Hope thats not too many pictures, I've resized them quite small so it should load quickly


----------



## Goldie87 (Dec 8, 2007)

*Re: Ilford Park Polish Home - Report - Summer 2007*

Nice pics there, looks like a good explore


----------



## tonyque2 (Dec 8, 2007)

*Re: Ilford Park Polish Home - Report - Summer 2007*

Interesting looking place and good pics. Another place I didn't know existed and not too far from home either !! Cheers Tony


----------



## Foxylady (Dec 8, 2007)

*Re: Ilford Park Polish Home - Report - Summer 2007*

That's a brilliant explore! No, I hadn't heard of this place either.
Superb photos, Crash (like the way you present them too). Love the settee shot with the old boot in front of it and the chair & table with the picture on the wall above them. And those rafters in pic 15...and the green crackle glaze and the white radiator with peeling paint... Excellent stuff! 
Hope you don't mind, but I googled for info and turned up this link about it when it was still open, the history behind it, etc.

http://www.bbc.co.uk/theoneshow/article/2007/10/js_littlepoland.shtml

If there's any plans for future visits/revisits I'd love to join in if poss. 

Cheers


----------



## CrashOverride (Dec 8, 2007)

*Re: Ilford Park Polish Home - Report - Summer 2007*

Thanks chaps, glad you like the pics 

Well done on finding the history foxy, we'll plan a trip there soon if you like?


----------



## smileysal (Dec 8, 2007)

*Re: Ilford Park Polish Home - Report - Summer 2007*

Cheers Crash for the pictures and Foxy for the info. Gorgeous pictures. Love all the pictures especially pics 11 (the first aid box in the corridor) 12 and 13 the green peeling paint. but the whole place has atmosphere, can't explain it, but i really like it.

Cheers again Crash,

 Sal


----------



## Foxylady (Dec 8, 2007)

*Re: Ilford Park Polish Home - Report - Summer 2007*



CrashOverride said:


> we'll plan a trip there soon if you like?



Yay! That'll be great.


----------



## King Al (Dec 10, 2007)

*Re: Ilford Park Polish Home - Report - Summer 2007*

Interesting place, like the light bulbs and the sink. nice one​


----------



## Mr Sam (Dec 21, 2007)

*Re: Ilford Park Polish Home - Report - Summer 2007*

fantastic shots there


----------



## dungbug (Dec 21, 2007)

*Re: Ilford Park Polish Home - Report - Summer 2007*



Foxylady said:


> That's a brilliant explore! No, I hadn't heard of this place either.
> Superb photos, Crash (like the way you present them too). Love the settee shot with the old boot in front of it and the chair & table with the picture on the wall above them. And those rafters in pic 15...and the green crackle glaze and the white radiator with peeling paint... Excellent stuff!
> Hope you don't mind, but I googled for info and turned up this link about it when it was still open, the history behind it, etc.
> 
> ...



I thought this site sounded familiar, it was on the One Show a while back. Cheers Foxy!


----------



## BrickMan (Apr 30, 2008)

interesting explore there!!!

and minty pics, loving the green flakey paint


----------



## PeterK-Digital (Apr 1, 2009)

*Ilford Park*

Hi have been to ilford park & would like to ask you a few questions about it


----------



## beccy (Apr 14, 2009)

Wow.

These pics are immense!!


----------



## v-w-chick (Jul 7, 2009)

great find and great photos, cant wait to go look here


----------



## PinkMini (Jul 8, 2009)

Hey guys, I've never posted on here before but been lurking for a while, so firstly, Hi! 

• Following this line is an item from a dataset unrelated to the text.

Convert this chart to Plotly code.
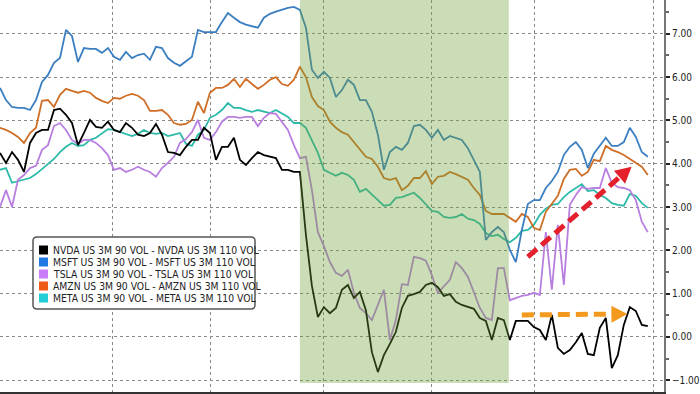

I went here recently, and wondered if any one found anything a bit unusual in building 47 (in the older [WW2, I think] part)? If you did, I'm sure you'll know what I'm talking about, but there's no picture of it on here so maybe it's a fairy new 'change'. I don't know how to post pictures onto here but if anyone's curious, tell me how to and I'll give it a go!!


----------



## escortmad79 (Jul 12, 2009)

Usual or unusual?

Like what?


----------



## PinkMini (Jul 25, 2009)

Unusual, sorry, and weeeeird! 

There's tonnes of these little buildings, all the same so when we went into number 47 we didn't expect anything different....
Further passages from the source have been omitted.